Today the group has managed to trick Register.com, the company which manages the DNS records for the website of computer security service Metasploit, but rather than using some high-tech technique to trick them, it appears that all the group had to do was send a fax.
According to HD Moore, chief research officer at security company Rapid7 and driving force behind Metasploit, the website was "hijacked through a spoofed change request FAXED to Register.com. Hacking like its 1964."
http://t.co/y5VwTXFR3T was hijacked through a spoofed change request FAXED to http://t.co/thf6vZnvuX. Hacking like its 1964
— HD Moore (@hdmoore) October 11, 2013
Metasploit is a service used by computer security professionals around the world to aid in penetration testing of corporate systems and verify if vulnerabilities have been properly fixed.
Do you know Palestine?
While the problem has now been rectified, visitors to the Metasploit.com website earlier on Friday were redirected to another domain claiming to be metasploit.com. On this website Kdms Team posted a similar message to the ones it posted on the hijacked WhatsApp and AVG websites earlier in the week.
"After Whatsapp , Avira, Alexa , AVG and other sites. We was [sic] thinking about quitting hacking and disappear again! But we said: there is some sites must be hacked. You are one of our targets. Therefore we are here. And there is another thing do you know Palestine?"
According to security expert Graham Cluley, DNS records "work like a telephone book, converting human-readable website names like metasploit.com into a sequence of numbers understandable by the internet.
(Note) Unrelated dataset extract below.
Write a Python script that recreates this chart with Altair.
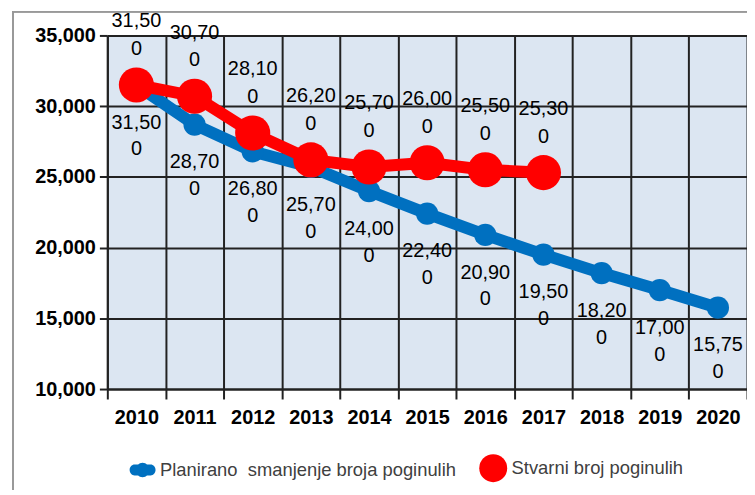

If hackers manage to change a site's DNS records, they can take you to a website that isn't under the legitimate company's control."
All the attacks on websites earlier in the week were linked to one domain registrar, Network Solutions, which was compromised by a member of staff clicking on a phishing email, one of the most popular ways for those without huge technical ability to breach computer systems.
Cluley warns: "Surely companies like Register.com and Network Solutions need to be a little wiser about the possible tricks hackers could use to mess with their customers' web visitors?"